What's it going to be: A Ford majority; a Ford minority or a total wipe out for Doug

By Pepper Parr

February 22nd, 2025

BURLINGTON, ON

 

Catching up politically …

We will know late Thursday night – Friday morning at the latest what the results of the provincial election are going to be.

Doug Ford has a lot to think about during the week we are going into.

Will the public punish Doug Ford for calling a snap election that many people feel wasn’t necessary?

Will Liberal leader Bonnie Crombie have managed to get through the impact Ford Nation has had on this election?

Has Doug Ford earned being returned to office?

Has Marit Stiles changed minds – enough to be returned as the Leader of the Opposition in a minority government? She certainly served the public with her getting a devastating report from the Auditor General and a strong report from the Provincial Integrity Commissioner

Has Marat Stiles managed to get through to the public?
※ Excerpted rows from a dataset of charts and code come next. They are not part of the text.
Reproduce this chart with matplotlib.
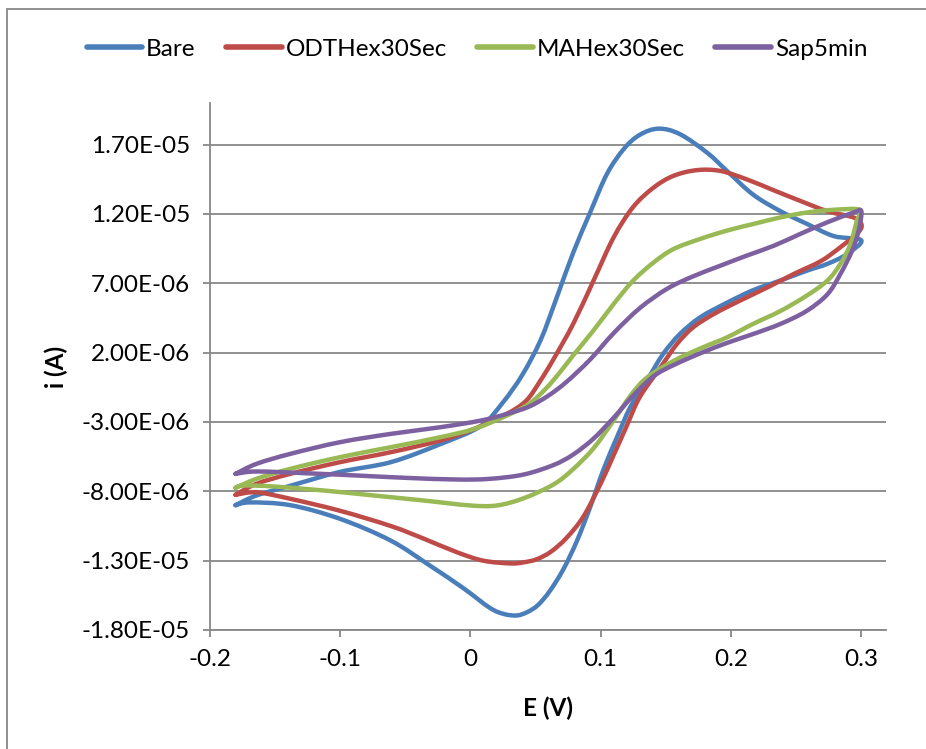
import numpy as np
import matplotlib

matplotlib.use("Agg")
import matplotlib.pyplot as plt
from matplotlib.lines import Line2D
from matplotlib.patches import PathPatch, Rectangle
from matplotlib.path import Path
from matplotlib.ticker import FuncFormatter

# potential (V) and current (uA), one closed loop each:
# forward scan from the left vertex, then the return scan back to it
bare_e = [-0.180, -0.164, -0.138, -0.100, -0.061, -0.023, 0.008, 0.025, 0.040, 0.054,
          0.0665, 0.079, 0.092, 0.105, 0.118, 0.130, 0.1445, 0.161, 0.182, 0.197,
          0.217, 0.238, 0.258, 0.279, 0.300,
          0.289, 0.274, 0.258, 0.238, 0.217, 0.197, 0.1765, 0.161, 0.148, 0.1356,
          0.123, 0.1126, 0.102, 0.092, 0.082, 0.0716, 0.061, 0.052, 0.044, 0.036,
          0.026, 0.015, -0.005, -0.031, -0.061, -0.100, -0.138, -0.169, -0.180]
bare_i = [-9.0, -8.3, -7.6, -6.6, -5.9, -4.6, -3.3, -1.6, 0.4, 2.9,
          6.0, 9.2, 12.1, 14.9, 16.7, 17.7, 18.15, 17.75, 16.4, 15.1,
          13.4, 12.2, 11.3, 10.4, 10.1,
          9.1, 8.4, 7.9, 7.2, 6.5, 5.6, 4.55, 3.35, 1.9, 0.0,
          -1.9, -4.1, -6.5, -9.15, -11.55, -13.6, -15.2, -16.2, -16.7, -16.95,
          -16.85, -16.4, -15.0, -13.35, -11.55, -9.98, -9.0, -8.8, -9.0]

odt_e = [-0.180, -0.164, -0.138, -0.100, -0.061, -0.023, 0.003, 0.028, 0.043, 0.054,
         0.064, 0.079, 0.0946, 0.110, 0.125, 0.1407, 0.156, 0.174, 0.192, 0.212,
         0.233, 0.253, 0.274, 0.294, 0.300,
         0.298, 0.284, 0.269, 0.248, 0.228, 0.207, 0.187, 0.171, 0.1586, 0.146,
         0.130, 0.120, 0.110, 0.100, 0.087, 0.074, 0.062, 0.051, 0.041, 0.031,
         0.010, -0.010, -0.036, -0.061, -0.100, -0.138, -0.164, -0.180]
odt_i = [-8.25, -7.46, -6.74, -5.9, -5.18, -4.34, -3.5, -2.42, -1.46, 0.0,
         1.54, 4.07, 7.19, 10.3, 12.5, 13.9, 14.75, 15.16, 15.1, 14.5,
         13.7, 12.95, 12.2, 11.75, 11.3,
         10.7, 9.6, 8.6, 7.66, 6.7, 5.75, 4.79, 3.82, 2.62, 0.94,
         -1.22, -3.3, -5.4, -7.46, -9.8, -11.35, -12.35, -12.9, -13.12, -13.2,
         -13.0, -12.4, -11.4, -10.5, -9.4, -8.54, -8.07, -8.25]

mah_e = [-0.180, -0.164, -0.138, -0.100, -0.061, -0.023, 0.003, 0.028, 0.045, 0.058,
         0.069, 0.079, 0.0946, 0.110, 0.125, 0.1407, 0.156, 0.1765, 0.197, 0.217,
         0.238, 0.258, 0.279, 0.299,
         0.2966, 0.2916, 0.284, 0.274, 0.258, 0.238, 0.217, 0.197, 0.1765, 0.156,
         0.1356, 0.123, 0.110, 0.0946, 0.079, 0.064, 0.041, 0.0205, 0.000, -0.036,
         -0.074, -0.1126, -0.151, -0.174, -0.180]
mah_i = [-7.75, -7.1, -6.38, -5.54, -4.82, -4.1, -3.5, -2.54, -1.7, -0.6,
         0.6, 1.8, 3.6, 5.5, 7.19, 8.5, 9.47, 10.2, 10.8, 11.27,
         11.75, 12.1, 12.3, 12.3,
         11.5, 9.8, 8.4, 7.19, 6.1, 5.0, 4.07, 3.1, 2.3, 1.4,
         0.2, -1.1, -2.9, -4.9, -6.4, -7.5, -8.5, -9.02, -9.02, -8.66,
         -8.3, -7.94, -7.65, -7.58, -7.75]

sap_e = [-0.180, -0.164, -0.138, -0.100, -0.061, -0.023, 0.008, 0.028, 0.045, 0.060,
         0.074, 0.092, 0.110, 0.130, 0.151, 0.171, 0.192, 0.212, 0.233, 0.253,
         0.274, 0.294, 0.300,
         0.298, 0.293, 0.284, 0.274, 0.258, 0.238, 0.217, 0.197, 0.1765, 0.156,
         0.1407, 0.125, 0.110, 0.0946, 0.079, 0.064, 0.041, 0.015, -0.010, -0.049,
         -0.087, -0.125, -0.164, -0.180]
sap_i = [-6.74, -6.02, -5.3, -4.46, -3.86, -3.38, -2.9, -2.42, -1.9, -1.1,
         -0.1, 1.5, 3.4, 5.2, 6.6, 7.5, 8.27, 8.99, 9.71, 10.55,
         11.4, 12.1, 12.2,
         10.8, 9.35, 7.67, 6.2, 5.0, 4.07, 3.34, 2.7, 1.95, 1.1,
         0.3, -1.1, -2.7, -4.2, -5.35, -6.1, -6.79, -7.1, -7.15, -7.03,
         -6.86, -6.7, -6.57, -6.74]

series_names = ["Bare", "ODTHex30Sec", "MAHex30Sec", "Sap5min"]
series_e = [bare_e, odt_e, mah_e, sap_e]
series_i = [bare_i, odt_i, mah_i, sap_i]
colors = ["#4A7EBB", "#BE4B48", "#98B954", "#7D60A0"]

x_ticks = [-0.2, -0.1, 0.0, 0.1, 0.2, 0.3]
y_ticks = [-1.8e-5, -1.3e-5, -8e-6, -3e-6, 2e-6, 7e-6, 1.2e-5, 1.7e-5]


def smooth_path(x, y):
    """Excel-style smoothed line: Bezier segments through every point (Catmull-Rom tangents)."""
    pts = np.column_stack([x, y])
    n = len(pts)
    verts = [pts[0]]
    codes = [Path.MOVETO]
    for k in range(n - 1):
        p0 = pts[k - 1] if k > 0 else pts[k]
        p1, p2 = pts[k], pts[k + 1]
        p3 = pts[k + 2] if k + 2 < n else pts[k + 1]
        verts += [p1 + (p2 - p0) / 6, p2 - (p3 - p1) / 6, p2]
        codes += [Path.CURVE4] * 3
    return Path(verts, codes)


plt.rcParams["font.family"] = ["Lato", "DejaVu Sans"]
grey = "#878787"
fs = 17.5

fig = plt.figure(figsize=(9.26, 7.49), dpi=100)
ax = fig.add_axes([209.5 / 926, 119 / 749, 676.5 / 926, 527 / 749])

handles = []
for name, e, cur, col in zip(series_names, series_e, series_i, colors):
    path = smooth_path(e, np.array(cur) * 1e-6)
    ax.add_patch(PathPatch(path, fill=False, edgecolor=col, lw=3.2,
                           capstyle="round", joinstyle="round"))
    handles.append(Line2D([], [], color=col, lw=4, solid_capstyle="round", label=name))

ax.set_xlim(-0.2, 0.319)
ax.set_ylim(-1.8e-5, 2.0e-5)
ax.set_xticks(x_ticks)
ax.set_yticks(y_ticks)
ax.xaxis.set_major_formatter(FuncFormatter(lambda v, p: f"{round(v, 1):g}"))
ax.yaxis.set_major_formatter(FuncFormatter(lambda v, p: f"{v:.2E}"))
ax.grid(axis="y", color=grey, lw=1.3)
ax.set_axisbelow(True)

for side in ("top", "right"):
    ax.spines[side].set_visible(False)
for side in ("left", "bottom"):
    ax.spines[side].set_color(grey)
    ax.spines[side].set_linewidth(1.3)
ax.tick_params(axis="both", direction="out", length=5, width=1.3, color=grey,
               labelsize=fs, colors="black")
ax.tick_params(axis="y", pad=9)
ax.tick_params(axis="x", pad=9)

ax.set_xlabel("E (V)", fontsize=fs, fontweight="bold", labelpad=19)
ax.set_ylabel("i (A)", fontsize=fs, fontweight="bold", labelpad=10)

fig.legend(handles=handles, loc="center", bbox_to_anchor=(477 / 926, 1 - 49 / 749), ncol=4,
           frameon=False, fontsize=fs, handlelength=2.3, handletextpad=0.15,
           columnspacing=1.25)

# chart area border, like the Excel frame
fig.patches.append(Rectangle((7 / 926, -0.1), 2.0, 1.1 - 9 / 749, transform=fig.transFigure,
                             fill=False, edgecolor=grey, lw=1.3))

fig.savefig("out.png", dpi=100)
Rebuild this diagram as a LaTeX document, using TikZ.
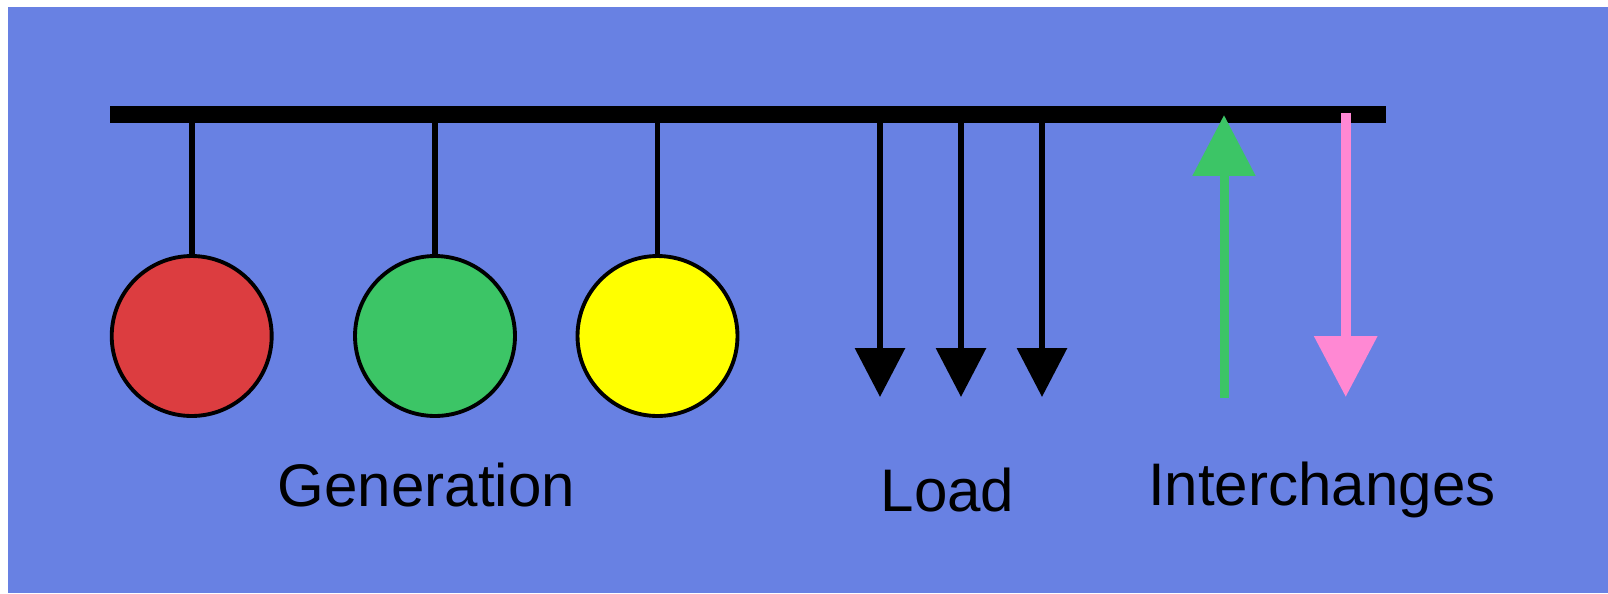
\documentclass[tikz,border=0pt]{standalone}
\usepackage{fontspec}
\setmainfont{Liberation Sans}
\usetikzlibrary{calc}
\usetikzlibrary{shapes}
\usetikzlibrary{arrows.meta}

\definecolor{bgblue}{RGB}{104,129,227}
\definecolor{genred}{RGB}{220,61,64}
\definecolor{gengreen}{RGB}{60,197,102}
\definecolor{genyellow}{RGB}{255,255,0}
\definecolor{xpink}{RGB}{255,136,211}

\begin{document}
\begin{tikzpicture}[x=0.02cm, y=-0.02cm,
    gen/.style={circle, draw=black, line width=2.2pt, minimum size=3.2cm, inner sep=0pt},
    stem/.style={line width=3.4pt},
    load/.style={line width=3.7pt, -{Triangle[width=0.98cm, length=0.98cm]}},
    label/.style={anchor=base, font=\fontsize{34.2}{41}\selectfont}]

    \useasboundingbox (0,0) rectangle (1608,593);
    \fill [bgblue] (8,7) rectangle (1608,593);

    % the bus bar
    \coordinate (busL) at (110,114.5);
    \coordinate (busR) at (1386,114.5);
    \draw [line width=10pt] (busL) -- (busR);

    % generators hanging from the bus
    \node (G1) at (191.7,336) [gen, fill=genred] {};
    \node (G2) at (435,336) [gen, fill=gengreen] {};
    \node (G3) at (657.5,336) [gen, fill=genyellow] {};
    \draw [stem] (G1.north) -- (G1.north |- busL);
    \draw [stem] (G2.north) -- (G2.north |- busL);
    \draw [stem] (G3.north) -- (G3.north |- busL);

    % loads
    \coordinate (L1) at (880,397);
    \coordinate (L2) at (961,397);
    \coordinate (L3) at (1042,397);
    \draw [load] (L1 |- busL) -- (L1);
    \draw [load] (L2 |- busL) -- (L2);
    \draw [load] (L3 |- busL) -- (L3);

    % interchanges
    \coordinate (Iin) at (1224,398);
    \coordinate (IinTip) at (1224,115);
    \coordinate (Iout) at (1345.7,397);
    \coordinate (IoutTop) at (1345.7,112.7);
    \draw [gengreen, line width=5.1pt, -{Triangle[width=1.22cm, length=1.22cm]}] (Iin) -- (IinTip);
    \draw [xpink, line width=5.7pt, -{Triangle[width=1.22cm, length=1.22cm]}] (IoutTop) -- (Iout);

    \node (TG) at (426.4,506) [label] {Generation};
    \node (TL) at (947.5,511.7) [label] {Load};
    \node (TI) at (1321.8,505) [label] {Interchanges};

\end{tikzpicture}
\end{document}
Will the NDP and Liberals combined hold the balance of power and leave Ford leading a minority government?

And if that happens – will he stick around?

Did the high turnout for the advance polling mean anything?

Will Mike Shreiner manage to add one more Green Party member to the Legislature?

Bonnie Crombie finally came out with a strong performance during the debate.

From time to time elections manage to make a difference.

Recall when Brian Mulroney challenged John Turner on the Senate appointments Turner made before the election.  That was a pivotal point which saw Mulroney elected as the Prime Minister.

A decade later he gave up being Prime Minister and handed over power to his cabinet minister Kim Campbell in June 1993.

The unpopularity of the GST and the controversy surrounding its passage in the Senate, combined with the early 1990s recession, the collapse of the Charlottetown Accord, and growing Western alienation that triggered the rise of the Reform Party, caused a stark decline in Mulroney’s popularity, which induced him to resign.

In the 1993 election the Progressive Conservatives were reduced from a majority government of 156 seats to two.

Is this kind of thing a possible scenario for Ontario?

Elections do make a difference.

Is the poor Doug Ford performance on health care, education, failure to build the housing that is needed, the number of jobs that have been lost, the tearing down of the Science Centre and promoting a theme park that is going to cost billions going to have an impact.

Add to that the highway that Ford proposes be built as a tunnel underneath the 401.

The Progressive Conservative candidate was a no show during the debate in Burlington.

All the signs point to a change – just what that change is going to be will be clearer next Friday.

Will the deeply rooted conservative mind set in Burlington be strong enough to have Natalie Pierre returned to office?

Lot’s to think about people.

Do the thinking, don’t get trapped in the “I have always voted for …) Vote for the person you think is going to serve you and your community best.